Houstoun remains an outsider throughout the piece, finally embracing her independence but not before she has clownishly attempted to infiltrate the closed world of couples. There's some hilarious and hair-raising dance as Potter and Molina lie embracing on a bench and Houstoun tries to get between them. The whole struggle accelerates into a wild quartet of ducking and throwing as bodies and furniture fly hectically around the stage. Houstoun has a go at sex herself, but is vividly and comically distressed by the whole business of undressing in front of her mate (Dale Tanner). Her sense of failure becomes abject as she finds herself lying numbly beneath Tanner's insensitively pounding butt, and she slips herself away to perform a punishing and purifying dance amongst the mercifully inhuman pile of rocks.

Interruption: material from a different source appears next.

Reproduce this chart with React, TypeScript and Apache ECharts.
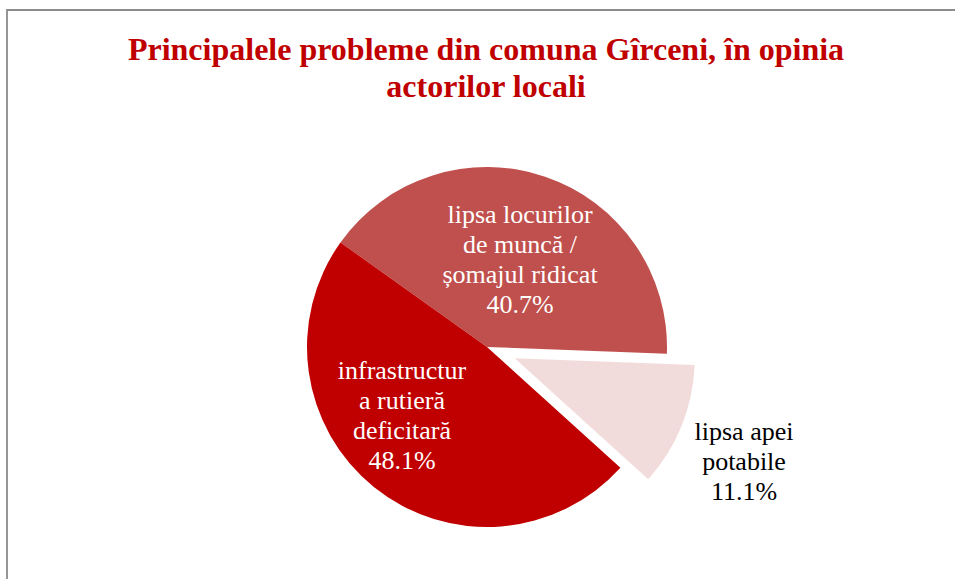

Her partner in isolation is Nigel Charnock, who makes his first brilliant and appalling appearance during a party scene. His whole body is eloquent with unease and anticipated rejection and, in a hyperactive gabble, lets fly a volley of social platitudes which send everybody racing for cover.

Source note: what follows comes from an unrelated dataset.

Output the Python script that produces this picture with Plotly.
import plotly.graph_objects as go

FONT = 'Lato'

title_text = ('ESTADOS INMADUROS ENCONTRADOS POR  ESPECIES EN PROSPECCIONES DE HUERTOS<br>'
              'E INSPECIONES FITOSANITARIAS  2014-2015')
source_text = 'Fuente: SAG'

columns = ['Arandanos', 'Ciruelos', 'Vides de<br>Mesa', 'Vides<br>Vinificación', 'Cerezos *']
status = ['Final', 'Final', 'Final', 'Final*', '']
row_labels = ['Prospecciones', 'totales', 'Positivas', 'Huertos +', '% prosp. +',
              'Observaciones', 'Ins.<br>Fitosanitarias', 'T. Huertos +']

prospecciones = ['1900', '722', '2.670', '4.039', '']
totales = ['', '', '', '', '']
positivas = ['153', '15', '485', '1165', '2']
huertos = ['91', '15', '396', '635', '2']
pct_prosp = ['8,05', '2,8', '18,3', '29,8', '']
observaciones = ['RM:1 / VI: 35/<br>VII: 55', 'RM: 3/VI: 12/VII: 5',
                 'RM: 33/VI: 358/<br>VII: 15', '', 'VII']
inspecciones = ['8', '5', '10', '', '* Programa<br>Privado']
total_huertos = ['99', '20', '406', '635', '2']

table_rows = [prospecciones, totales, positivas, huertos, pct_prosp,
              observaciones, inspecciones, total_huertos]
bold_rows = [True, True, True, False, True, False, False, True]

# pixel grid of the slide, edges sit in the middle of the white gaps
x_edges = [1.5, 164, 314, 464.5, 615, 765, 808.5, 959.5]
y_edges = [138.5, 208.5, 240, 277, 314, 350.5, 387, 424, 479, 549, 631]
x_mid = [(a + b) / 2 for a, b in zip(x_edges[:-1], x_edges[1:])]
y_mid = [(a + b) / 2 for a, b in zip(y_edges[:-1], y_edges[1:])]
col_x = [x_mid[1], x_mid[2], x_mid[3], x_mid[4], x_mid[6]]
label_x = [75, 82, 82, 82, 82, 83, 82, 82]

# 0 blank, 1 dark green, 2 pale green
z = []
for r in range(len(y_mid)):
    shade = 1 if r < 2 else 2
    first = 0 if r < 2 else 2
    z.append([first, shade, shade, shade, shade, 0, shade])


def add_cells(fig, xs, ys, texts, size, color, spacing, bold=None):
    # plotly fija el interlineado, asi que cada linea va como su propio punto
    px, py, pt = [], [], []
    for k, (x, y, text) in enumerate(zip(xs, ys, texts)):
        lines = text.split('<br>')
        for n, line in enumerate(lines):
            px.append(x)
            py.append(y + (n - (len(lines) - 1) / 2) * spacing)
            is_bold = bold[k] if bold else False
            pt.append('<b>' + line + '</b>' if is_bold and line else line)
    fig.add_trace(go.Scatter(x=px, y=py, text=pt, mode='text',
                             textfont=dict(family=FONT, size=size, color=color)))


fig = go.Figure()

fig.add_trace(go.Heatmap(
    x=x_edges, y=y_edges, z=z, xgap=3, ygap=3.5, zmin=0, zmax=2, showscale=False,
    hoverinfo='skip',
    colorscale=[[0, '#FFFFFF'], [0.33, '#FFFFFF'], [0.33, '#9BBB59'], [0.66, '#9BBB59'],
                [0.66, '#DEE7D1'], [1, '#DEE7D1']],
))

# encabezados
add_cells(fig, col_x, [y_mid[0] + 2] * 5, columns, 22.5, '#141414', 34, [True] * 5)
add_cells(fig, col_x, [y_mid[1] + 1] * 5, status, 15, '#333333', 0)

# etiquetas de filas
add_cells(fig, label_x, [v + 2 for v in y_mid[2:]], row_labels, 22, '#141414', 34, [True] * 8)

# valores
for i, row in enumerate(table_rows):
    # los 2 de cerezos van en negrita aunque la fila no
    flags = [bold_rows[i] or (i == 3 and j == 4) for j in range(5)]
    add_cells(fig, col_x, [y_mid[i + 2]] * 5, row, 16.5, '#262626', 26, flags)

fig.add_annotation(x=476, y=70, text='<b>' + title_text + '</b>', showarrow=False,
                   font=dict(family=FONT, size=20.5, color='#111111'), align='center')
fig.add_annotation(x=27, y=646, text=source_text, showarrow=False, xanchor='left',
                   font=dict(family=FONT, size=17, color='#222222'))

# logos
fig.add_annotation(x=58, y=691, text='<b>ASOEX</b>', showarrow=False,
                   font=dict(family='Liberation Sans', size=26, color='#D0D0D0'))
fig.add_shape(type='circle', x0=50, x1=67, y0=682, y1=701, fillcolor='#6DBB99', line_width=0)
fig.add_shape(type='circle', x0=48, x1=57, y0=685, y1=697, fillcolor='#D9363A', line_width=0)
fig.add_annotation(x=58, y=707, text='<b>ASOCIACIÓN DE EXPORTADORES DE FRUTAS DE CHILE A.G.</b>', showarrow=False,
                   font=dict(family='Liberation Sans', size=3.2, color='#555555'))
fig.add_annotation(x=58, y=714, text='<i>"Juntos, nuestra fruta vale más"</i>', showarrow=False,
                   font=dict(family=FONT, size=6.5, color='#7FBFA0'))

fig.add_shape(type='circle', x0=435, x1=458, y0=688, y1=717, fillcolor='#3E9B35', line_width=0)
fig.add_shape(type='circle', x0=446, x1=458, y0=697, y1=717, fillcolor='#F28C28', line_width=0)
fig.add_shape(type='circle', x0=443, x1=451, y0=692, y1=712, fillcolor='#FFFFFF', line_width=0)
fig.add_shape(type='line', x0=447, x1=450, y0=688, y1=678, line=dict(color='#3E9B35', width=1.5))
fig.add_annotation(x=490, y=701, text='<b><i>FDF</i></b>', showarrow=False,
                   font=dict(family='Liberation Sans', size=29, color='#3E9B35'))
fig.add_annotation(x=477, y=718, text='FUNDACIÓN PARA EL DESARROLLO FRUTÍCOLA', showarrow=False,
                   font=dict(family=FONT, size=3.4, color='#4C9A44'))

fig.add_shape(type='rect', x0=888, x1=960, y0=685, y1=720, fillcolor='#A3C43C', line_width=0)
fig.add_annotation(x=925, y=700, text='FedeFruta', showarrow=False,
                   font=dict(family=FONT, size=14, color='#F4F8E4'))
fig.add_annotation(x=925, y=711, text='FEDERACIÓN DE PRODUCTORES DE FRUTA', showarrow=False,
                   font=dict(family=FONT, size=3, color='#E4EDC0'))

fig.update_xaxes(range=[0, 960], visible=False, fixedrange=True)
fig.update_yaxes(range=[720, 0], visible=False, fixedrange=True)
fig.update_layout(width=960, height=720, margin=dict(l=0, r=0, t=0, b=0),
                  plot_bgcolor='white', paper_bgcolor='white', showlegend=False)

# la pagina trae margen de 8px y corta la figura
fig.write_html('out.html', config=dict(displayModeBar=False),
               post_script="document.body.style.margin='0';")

It is possible to see him and Houstoun as two gays forging a lonely alliance in a world of heterosexual couples, yet the work's exploration of alienation is subtler than that. There is one terrifying scene, for instance, that shows what happens when nice people taste the power of a group in which Diana Payne-Myers (age 63 and cast as a lone eccentric) is picked on and spun giddily through the air by four younger dancers who cheerfully ignore her panic.

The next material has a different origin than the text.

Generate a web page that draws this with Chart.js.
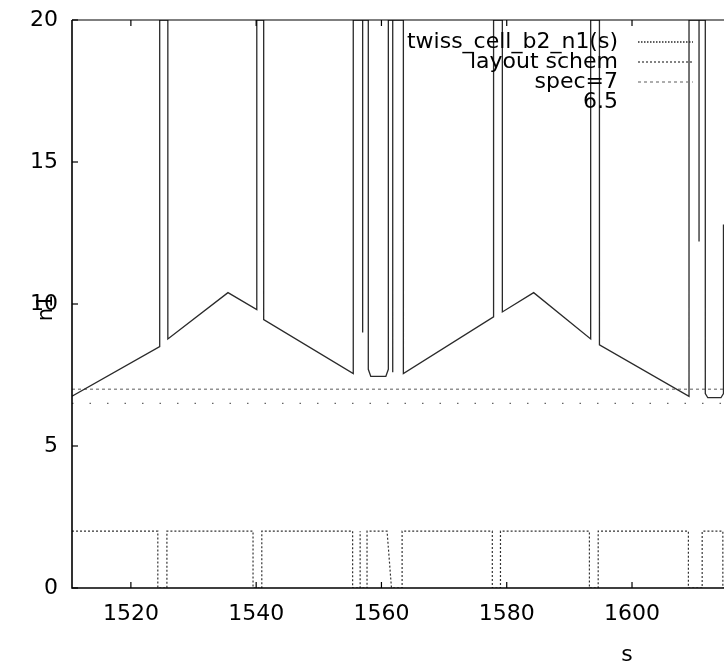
<!DOCTYPE html>
<html><head><meta charset="utf-8">
<script src="https://cdn.jsdelivr.net/npm/chart.js@4/dist/chart.umd.min.js"></script>
<style>
html,body{margin:0;padding:0;overflow:hidden;background:#fff;width:724px;height:666px}
#wrap{width:1190px;height:666px;position:relative}
</style></head>
<body><div id="wrap"><canvas id="c" width="1190" height="666"></canvas></div>
<script>
// ---- data ----
const n1S = [1510.6,1524.6,1524.6,1525.9,1525.9,1535.5,1540.1,1540.1,1541.2,1541.2,1555.5,1555.5,1557.0,1557.0,1557.0,1557.9,1557.9,1558.3,1560.7,1561.1,1561.1,1561.8,1561.8,1561.8,1563.5,1563.5,1577.9,1577.9,1579.3,1579.3,1584.3,1593.4,1593.4,1594.8,1594.8,1609.1,1609.1,1610.7,1610.7,1610.7,1611.7,1611.7,1612.1,1614.2,1614.6,1614.6];
const n1V = [6.75,8.5,20,20,8.77,10.4,9.8,20,20,9.45,7.55,20,20,9.0,20,20,7.7,7.45,7.45,7.7,20,20,7.6,20,20,7.55,9.55,20,20,9.72,10.4,8.77,20,20,8.56,6.75,20,20,12.2,20,20,6.85,6.7,6.7,6.85,12.8];
const layoutS = [1510.6,1524.3,1524.3,1525.75,1525.75,1539.5,1539.5,1540.9,1540.9,1555.4,1555.4,1556.6,1556.6,1556.6,1557.7,1557.7,1560.9,1561.6,1563.3,1563.3,1577.7,1577.7,1579.0,1579.0,1593.2,1593.2,1594.6,1594.6,1609.0,1609.0,1611.2,1611.2,1614.5,1614.5,1615.0];
const layoutV = [2,2,0,0,2,2,0,0,2,2,0,0,2,0,0,2,2,0,0,2,2,0,0,2,2,0,0,2,2,0,0,2,2,0,0];
const specS = [1510.6,1687.8];
const spec7V = [7,7];
const spec65V = [6.5,6.5];
const xTickValues = [1520,1540,1560,1580,1600,1620,1640,1660,1680];
const yTickValues = [0,5,10,15,20];
const seriesLabels = ['twiss_cell_b2_n1(s)','layout schem','spec=7','6.5'];
const xTitle = 's';
const yTitle = 'n1';

const pts = (S,V) => S.map((s,i)=>({x:s,y:V[i]}));
const FONT = 'DejaVu Sans';

const styles = [
  {borderColor:'#2a2a2a', borderWidth:1.3, borderDash:[]},
  {borderColor:'#333', borderWidth:1.2, borderDash:[2,2]},
  {borderColor:'#777', borderWidth:1.2, borderDash:[3,3]},
  {borderColor:'#666', borderWidth:1.4, borderDash:[1.5,16]}
];
const values = [[n1S,n1V],[layoutS,layoutV],[specS,spec7V],[specS,spec65V]];
const datasets = values.map((sv,i)=>Object.assign({
  label: seriesLabels[i], data: pts(sv[0],sv[1]), pointRadius:0, tension:0, fill:false
}, styles[i]));

const frame = {
  id:'frame',
  afterDatasetsDraw(chart){
    const ctx = chart.ctx, a = chart.chartArea, xs = chart.scales.x, ys = chart.scales.y;
    ctx.save();
    ctx.strokeStyle = '#000'; ctx.setLineDash([]);
    ctx.lineWidth = 1.6;
    ctx.beginPath(); ctx.moveTo(a.left, a.top); ctx.lineTo(a.left, a.bottom); ctx.lineTo(a.right, a.bottom); ctx.stroke();
    ctx.lineWidth = 1.1;
    ctx.beginPath(); ctx.moveTo(a.left, a.top); ctx.lineTo(a.right, a.top); ctx.stroke();
    ctx.lineWidth = 1.2;
    xTickValues.forEach(v=>{ const p = xs.getPixelForValue(v);
      ctx.beginPath(); ctx.moveTo(p,a.bottom); ctx.lineTo(p,a.bottom-6); ctx.moveTo(p,a.top); ctx.lineTo(p,a.top+6); ctx.stroke(); });
    yTickValues.forEach(v=>{ const p = ys.getPixelForValue(v);
      ctx.beginPath(); ctx.moveTo(a.left,p); ctx.lineTo(a.left+6,p); ctx.stroke(); });
    // y title
    ctx.fillStyle = '#000'; ctx.font = '21px "'+FONT+'"';
    ctx.textAlign = 'center'; ctx.textBaseline = 'middle';
    ctx.translate(47, (a.top+a.bottom)/2 + 4); ctx.rotate(-Math.PI/2);
    ctx.fillText(yTitle, 0, 0);
    ctx.restore();
    // legend
    ctx.save();
    const rows = [42,62,82,102];
    ctx.font = '22px "'+FONT+'"'; ctx.fillStyle = '#000';
    ctx.textAlign = 'right'; ctx.textBaseline = 'middle';
    chart.data.datasets.forEach((d,i)=>{
      ctx.fillText(d.label, 618, rows[i]);
      if (i < 3) {
        ctx.strokeStyle = d.borderColor; ctx.lineWidth = d.borderWidth; ctx.setLineDash(i===0?[1.5,1.5]:d.borderDash);
        ctx.beginPath(); ctx.moveTo(638, rows[i]); ctx.lineTo(693, rows[i]); ctx.stroke();
      }
    });
    ctx.restore();
  }
};

new Chart(document.getElementById('c'), {
  type:'line',
  data:{datasets},
  options:{
    responsive:false, animation:false, devicePixelRatio:1,
    layout:{padding:{left:0,right:8,top:20,bottom:0}},
    plugins:{legend:{display:false}, tooltip:{enabled:false}},
    scales:{
      x:{type:'linear', position:'bottom', min:1510.6, max:1687.8,
        grid:{display:false, drawTicks:false}, border:{display:false},
        afterBuildTicks(s){ s.ticks = xTickValues.map(v=>({value:v})); },
        afterFit(s){ s.height = 78; s.paddingLeft = 0; s.paddingRight = 0; },
        ticks:{color:'#000', font:{family:FONT, size:22}, padding:13, maxRotation:0, autoSkip:false, callback:v=>String(v)},
        title:{display:true, text:xTitle, color:'#000', font:{family:FONT, size:22, lineHeight:1}, padding:{top:0,bottom:0}}
      },
      y:{type:'linear', min:0, max:20,
        grid:{display:false, drawTicks:false}, border:{display:false},
        afterBuildTicks(s){ s.ticks = yTickValues.map(v=>({value:v})); },
        afterFit(s){ s.width = 72; s.paddingTop = 0; s.paddingBottom = 0; },
        ticks:{color:'#000', font:{family:FONT, size:22}, padding:14, callback:v=>String(v)}
      }
    }
  },
  plugins:[frame]
});
</script>
</body></html>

Houstoun and Charnock try to protect her but they aren't saints themselves. Houstoun is as unwilling to be caught with Charnock at the party as anyone else and he is thrilled to join the crowd who gossip viciously about Houstoun's sexual humiliation. Equally the two couples in the piece aren't cast simply as callous insiders. The joy of Potter and Molina in their new-found intimacy is real and radiant, the attraction between Tanner and his woman is palpable.
Parallel to the presence of social and sexual need is the siren lure of religion. The singer Melanie Pappenheim is cast as a female Christ who hangs from a cross while singing potent and seductive liturgical songs (specially composed by Jocelyn Pook). Towards the close when a battered Dale Tanner seeks release from whatever life dealt him, she cradles and blesses him with water — allowing him literally to give up the struggle. And it is a mark of the determinedly independent road which Houstoun elects to tread that she climbs the cross to give Pappenheim a long, and secular, kiss — on the strength of which the latter collapses in a heap both as woman and symbol.
As in all DV8's work, the performers in Strange Fish take astounding and humbling risks. As dancers they are audacious in fashioning metaphors of extreme emotion — Charnock leaping from a high platform to launch himself on some independent life; Payne-Myers clinging grimly to Tanner's shoulders as she's wheeled through space; Houstoun leaping recklessly into the tank of water that symbolises her willingness to taste the unknown. At the same time it is clear that all eight members of the cast are drawing dangerously on their own experience — stripping themselves naked, both in their pleasure and pain. This is a piece that dares to address intense and gruelling areas, of our spiritual and emotional life and, immaculately directed and performed as it is, it ranks as one of the richest and most unsparing theatrical experiences I've had in a long time.